Mexican Rights Body Urges Action to Overturn Death Sentences of 58 Mexicans in U.S. Prisons

Citing “official figures,” it stated that “from 2000 to 2011, 745 Mexicans have benefited from a reversal of the death penalty” in the U.S.

The National Human Rights Commission in Mexico is urging its government to “intensify actions” aimed at overturning the death sentence of 58 Mexican nationals held in U.S. prisons.

In a recent Spanish-language press release, the Comisión Nacional de los Derechos Humanos mentioned that as of 2011, there were 58 Mexicans sentenced to death in U.S. prisons, most of whom come from the states of Baja California, Chihuahua, Jalisco, and Michoacán.

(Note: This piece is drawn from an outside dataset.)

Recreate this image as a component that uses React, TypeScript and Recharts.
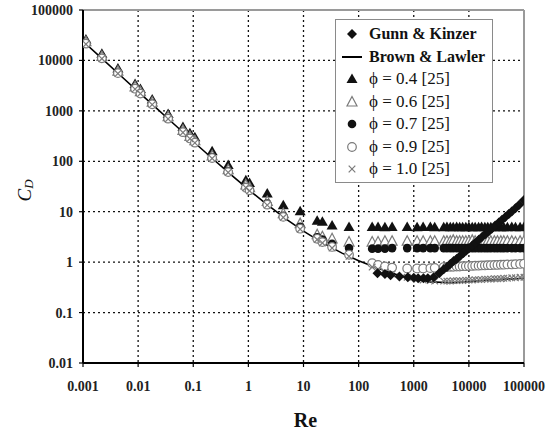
import React from 'react';
import { ScatterChart, Scatter, XAxis, YAxis, CartesianGrid, Legend, ReferenceLine, Label } from 'recharts';

// ---- axis ticks ----
const xTicks = [0.001, 0.01, 0.1, 1, 10, 100, 1000, 10000, 100000];
const yTicks = [0.01, 0.1, 1, 10, 100, 1000, 10000, 100000];

// ---- Brown & Lawler correlation curve ----
const blRe = [0.001, 0.002, 0.005, 0.01, 0.02, 0.05, 0.1, 0.2, 0.5, 1, 2, 5, 10, 20, 50, 100, 200, 500, 1000, 2000, 5000, 10000, 20000, 50000, 100000];
const blCd = [24000, 12000, 4800, 2416, 1212, 489, 247, 126, 52.5, 27.6, 14.9, 6.95, 4.13, 2.58, 1.51, 1.07, 0.79, 0.565, 0.463, 0.406, 0.39, 0.41, 0.436, 0.46, 0.48];

// ---- Gunn & Kinzer ----
const gkRe = [220, 300, 380, 550, 780, 1000, 1200, 1500, 1800, 2300, 2900, 3500, 4000, 4600, 5300, 6000, 7000, 8000, 9000, 10000, 11500, 13000, 15000, 17500, 20000, 23000, 26000, 30000, 35000, 40000, 46000, 53000, 60000, 70000, 82000, 100000];
const gkCd = [0.6, 0.58, 0.55, 0.52, 0.5, 0.49, 0.48, 0.48, 0.48, 0.5, 0.6, 0.72, 0.8, 0.92, 1.05, 1.16, 1.34, 1.52, 1.7, 1.88, 2.15, 2.4, 2.75, 3.2, 3.6, 4.1, 4.6, 5.3, 6.1, 6.9, 7.9, 9.0, 10.1, 11.7, 13.8, 17];

// ---- shape-factor data [25] ----
const reLow = [0.00113, 0.0022, 0.0043, 0.0088, 0.011, 0.018, 0.035, 0.065, 0.087, 0.107, 0.22, 0.43, 0.9, 1.05, 2.2, 4.3, 8.7, 17.7, 22, 33, 67];
const reHigh = [176, 225, 300, 405, 760, 1150, 1480, 2000, 2400, 3500, 4000, 4600, 5200, 6000, 6800, 7700, 8800, 10000, 11500, 13000, 15000, 17000, 19500, 22000, 25000, 29000, 33000, 38000, 43000, 50000, 60000, 70000, 85000, 100000];

const phi04Low = [26000, 13500, 6900, 3400, 2700, 1680, 870, 480, 360, 300, 158, 84, 42, 37, 23, 13.5, 10.2, 6.6, 6.3, 5.3, 5.0];
const phi04High = [5.0, 5.0, 4.9, 5.0, 5.0, 4.9, 5.0, 5.0, 4.9, 4.9, 5.0, 4.9, 4.9, 5.0, 4.9, 4.9, 4.9, 5.0, 4.9, 4.9, 4.9, 5.0, 4.9, 4.9, 4.9, 4.9, 5.0, 4.9, 4.9, 4.9, 5.0, 4.9, 4.9, 5.0];

const phi06Low = [23500, 12000, 6100, 3000, 2400, 1480, 765, 412, 310, 256, 128, 68, 34, 30, 16, 9.2, 5.8, 3.5, 3.2, 2.9, 2.5];
const phi06High = [2.5, 2.5, 2.6, 2.6, 2.6, 2.6, 2.6, 2.6, 2.6, 2.6, 2.6, 2.6, 2.7, 2.6, 2.6, 2.6, 2.6, 2.6, 2.7, 2.6, 2.6, 2.6, 2.6, 2.6, 2.6, 2.6, 2.6, 2.6, 2.6, 2.6, 2.6, 2.5, 2.6, 2.6];

const phi07Low = [22000, 11200, 5700, 2800, 2250, 1380, 715, 385, 290, 240, 120, 63, 31, 27.5, 14.5, 8.3, 5.0, 3.1, 2.8, 2.3, 1.9];
const phi07High = [1.85, 1.85, 1.85, 1.9, 1.9, 1.9, 1.9, 1.9, 1.9, 1.9, 1.9, 1.9, 1.9, 1.9, 1.9, 1.9, 1.9, 1.9, 1.9, 1.9, 1.9, 1.9, 1.9, 1.9, 1.9, 1.9, 1.9, 1.9, 1.9, 1.9, 1.9, 1.9, 1.9, 1.9];

const phi09Low = [21500, 11000, 5600, 2750, 2200, 1350, 700, 378, 284, 234, 116, 61, 30, 26.6, 13.8, 7.9, 4.6, 2.9, 2.5, 2.0, 1.4];
const phi09High = [0.95, 0.88, 0.82, 0.78, 0.75, 0.75, 0.75, 0.76, 0.77, 0.8, 0.8, 0.81, 0.81, 0.82, 0.82, 0.83, 0.83, 0.84, 0.84, 0.85, 0.85, 0.86, 0.86, 0.87, 0.87, 0.88, 0.88, 0.89, 0.89, 0.9, 0.9, 0.91, 0.92, 0.93];

const phi10Low = [21000, 10800, 5500, 2700, 2200, 1330, 690, 372, 280, 232, 114, 60, 30, 26, 13.5, 7.7, 4.5, 2.8, 2.4, 1.9, 1.3];
const phi10High = [0.8, 0.72, 0.64, 0.58, 0.5, 0.46, 0.44, 0.43, 0.42, 0.42, 0.42, 0.42, 0.43, 0.43, 0.43, 0.43, 0.44, 0.44, 0.44, 0.45, 0.45, 0.45, 0.46, 0.46, 0.46, 0.47, 0.47, 0.47, 0.48, 0.48, 0.49, 0.49, 0.5, 0.5];

const zip = (re: number[], cd: number[]) => re.map((r, i) => ({ re: r, cd: cd[i] }));

const blData = zip(blRe, blCd);
const gkData = zip(gkRe, gkCd);
const phi04 = zip([...reLow, ...reHigh], [...phi04Low, ...phi04High]);
const phi06 = zip([...reLow, ...reHigh], [...phi06Low, ...phi06High]);
const phi07 = zip([...reLow, ...reHigh], [...phi07Low, ...phi07High]);
const phi09 = zip([...reLow, ...reHigh], [...phi09Low, ...phi09High]);
const phi10 = zip([...reLow, ...reHigh], [...phi10Low, ...phi10High]);

const GRAY = '#7a7a7a';
const SERIF = "'Times New Roman', 'Liberation Serif', serif";

// ---- marker shapes ----
const FilledTri = (p: any) => {
  const { cx, cy } = p;
  if (cx == null || cy == null) return <g />;
  return <polygon points={`${cx},${cy - 5.5} ${cx + 5.5},${cy + 4} ${cx - 5.5},${cy + 4}`} fill="#111" />;
};
const OpenTri = (p: any) => {
  const { cx, cy } = p;
  if (cx == null || cy == null) return <g />;
  return <polygon points={`${cx},${cy - 5.5} ${cx + 5},${cy + 4} ${cx - 5},${cy + 4}`} fill="#fff" stroke={GRAY} strokeWidth={1.2} />;
};
const FilledCircle = (p: any) => {
  const { cx, cy } = p;
  if (cx == null || cy == null) return <g />;
  return <circle cx={cx} cy={cy} r={4.3} fill="#111" />;
};
const OpenCircle = (p: any) => {
  const { cx, cy } = p;
  if (cx == null || cy == null) return <g />;
  return <circle cx={cx} cy={cy} r={4.3} fill="#fff" stroke={GRAY} strokeWidth={1.2} />;
};
const XMark = (p: any) => {
  const { cx, cy } = p;
  if (cx == null || cy == null) return <g />;
  const s = 3.3;
  return (
    <g stroke={GRAY} strokeWidth={1.2}>
      <line x1={cx - s} y1={cy - s} x2={cx + s} y2={cy + s} />
      <line x1={cx - s} y1={cy + s} x2={cx + s} y2={cy - s} />
    </g>
  );
};
const Diamond = (p: any) => {
  const { cx, cy } = p;
  if (cx == null || cy == null) return <g />;
  return <polygon points={`${cx},${cy - 5} ${cx + 5},${cy} ${cx},${cy + 5} ${cx - 5},${cy}`} fill="#111" />;
};
const NoShape = () => <g />;

// ---- legend ----
const legendRows = [
  { key: 'gk', label: 'Gunn & Kinzer', bold: true, icon: 'diamond' },
  { key: 'bl', label: 'Brown & Lawler', bold: true, icon: 'line' },
  { key: 'p4', label: 'ϕ = 0.4 [25]', bold: false, icon: 'ftri' },
  { key: 'p6', label: 'ϕ = 0.6 [25]', bold: false, icon: 'otri' },
  { key: 'p7', label: 'ϕ = 0.7 [25]', bold: false, icon: 'fcirc' },
  { key: 'p9', label: 'ϕ = 0.9 [25]', bold: false, icon: 'ocirc' },
  { key: 'p10', label: 'ϕ = 1.0 [25]', bold: false, icon: 'x' },
];

const LegendIcon = ({ icon }: { icon: string }) => {
  const cx = 10, cy = 10;
  let el: any = null;
  if (icon === 'diamond') el = <Diamond cx={cx} cy={cy} />;
  else if (icon === 'line') el = <line x1={0} y1={cy} x2={20} y2={cy} stroke="#000" strokeWidth={2} />;
  else if (icon === 'ftri') el = <FilledTri cx={cx} cy={cy} />;
  else if (icon === 'otri') el = <OpenTri cx={cx} cy={cy} />;
  else if (icon === 'fcirc') el = <FilledCircle cx={cx} cy={cy} />;
  else if (icon === 'ocirc') el = <OpenCircle cx={cx} cy={cy} />;
  else el = <XMark cx={cx} cy={cy} />;
  return <svg width={20} height={20} style={{ display: 'block' }}>{el}</svg>;
};

const LegendBox = () => (
  <div
    style={{
      width: 158,
      height: 164,
      border: '1.5px solid #8a8a8a',
      background: '#fff',
      boxSizing: 'border-box',
      paddingTop: 3,
    }}
  >
    {legendRows.map((r) => (
      <div key={r.key} style={{ display: 'flex', alignItems: 'center', height: 22.5 }}>
        <div style={{ width: 20, marginLeft: 6, marginRight: 7 }}>
          <LegendIcon icon={r.icon} />
        </div>
        <span
          style={{
            fontFamily: SERIF,
            fontWeight: r.bold ? 'bold' : 'normal',
            fontSize: r.bold ? 16 : 17,
            color: '#111',
            whiteSpace: 'nowrap',
            lineHeight: '20px',
          }}
        >
          {r.label}
        </span>
      </div>
    ))}
  </div>
);

const YTitle = (props: any) => {
  const vb = props.viewBox || { x: 0, y: 10, width: 83, height: 353 };
  const x = vb.x + 24;
  const y = vb.y + vb.height / 2 + 4;
  return (
    <text
      x={x}
      y={y}
      transform={`rotate(-90 ${x} ${y})`}
      textAnchor="middle"
      dominantBaseline="central"
      fontFamily={SERIF}
      fontStyle="italic"
      fontSize={19}
      fill="#111"
    >
      C<tspan fontSize={13} dy={4}>D</tspan>
    </text>
  );
};

const XTitle = (props: any) => {
  const vb = props.viewBox || { x: 83, y: 363, width: 441, height: 70 };
  return (
    <text
      x={vb.x + vb.width / 2 + 2}
      y={vb.y + 64}
      textAnchor="middle"
      fontFamily={SERIF}
      fontWeight="bold"
      fontSize={20}
      fill="#111"
    >
      Re
    </text>
  );
};

const tickStyle = { fill: '#222', fontSize: 14, fontFamily: SERIF, fontWeight: 'bold' as const };

export default function App() {
  return (
    <div style={{ position: 'absolute', left: 0, top: 0, width: 553, height: 433, background: '#fff' }}>
      <ScatterChart width={553} height={433} margin={{ top: 10, right: 29, bottom: 0, left: 0 }}>
        <CartesianGrid stroke="#111" strokeDasharray="2 3" strokeWidth={1.3} />
        <XAxis
          type="number"
          dataKey="re"
          scale="log"
          domain={[0.001, 100000]}
          ticks={xTicks}
          interval={0}
          allowDataOverflow
          height={70}
          axisLine={{ stroke: '#000', strokeWidth: 2 }}
          tickLine={{ stroke: '#000', strokeWidth: 1.2 }}
          tickSize={4}
          tickMargin={14}
          tick={tickStyle}
          tickFormatter={(v: number) => String(v)}
        >
          <Label content={<XTitle />} />
        </XAxis>
        <YAxis
          type="number"
          dataKey="cd"
          scale="log"
          domain={[0.01, 100000]}
          ticks={yTicks}
          interval={0}
          allowDataOverflow
          width={83}
          axisLine={{ stroke: '#000', strokeWidth: 2 }}
          tickLine={{ stroke: '#000', strokeWidth: 1.2 }}
          tickSize={4}
          tickMargin={6}
          tick={tickStyle}
          tickFormatter={(v: number) => String(v)}
        >
          <Label content={<YTitle />} />
        </YAxis>
        <ReferenceLine y={100000} stroke="#9a9a9a" strokeWidth={2} />
        <ReferenceLine x={100000} stroke="#9a9a9a" strokeWidth={2} />
        <Legend
          layout="vertical"
          align="center"
          verticalAlign="middle"
          content={() => <LegendBox />}
          wrapperStyle={{ left: 335, top: 19, width: 158, height: 164 }}
        />
        <Scatter name="Brown & Lawler" data={blData} line={{ stroke: '#000', strokeWidth: 1.6 }} shape={NoShape} isAnimationActive={false} />
        <Scatter name="ϕ = 0.4 [25]" data={phi04} shape={FilledTri} isAnimationActive={false} />
        <Scatter name="ϕ = 0.6 [25]" data={phi06} shape={OpenTri} isAnimationActive={false} />
        <Scatter name="ϕ = 0.7 [25]" data={phi07} shape={FilledCircle} isAnimationActive={false} />
        <Scatter name="ϕ = 0.9 [25]" data={phi09} shape={OpenCircle} isAnimationActive={false} />
        <Scatter name="ϕ = 1.0 [25]" data={phi10} shape={XMark} isAnimationActive={false} />
        <Scatter name="Gunn & Kinzer" data={gkData} shape={Diamond} isAnimationActive={false} />
      </ScatterChart>
    </div>
  );
}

“The commission considers it necessary to intensify actions to avoid the death penalty in cases of Mexicans held in foreign prisons and to safeguard their rights to life, dignity and bodily integrity,” the group stated.

“This is the most severe penalty against people, its compliance is irreversible, and it is a measure that does not guarantee the delivery of justice,” it said.

The commission pointed out that the Mexican government has filed a lawsuit – the “Avena case” – before the International Court of Justice in The Hague on behalf of 39 of the 58 cases, arguing that procedural safeguards provided in the Vienna Convention for Consular Relations have been violated.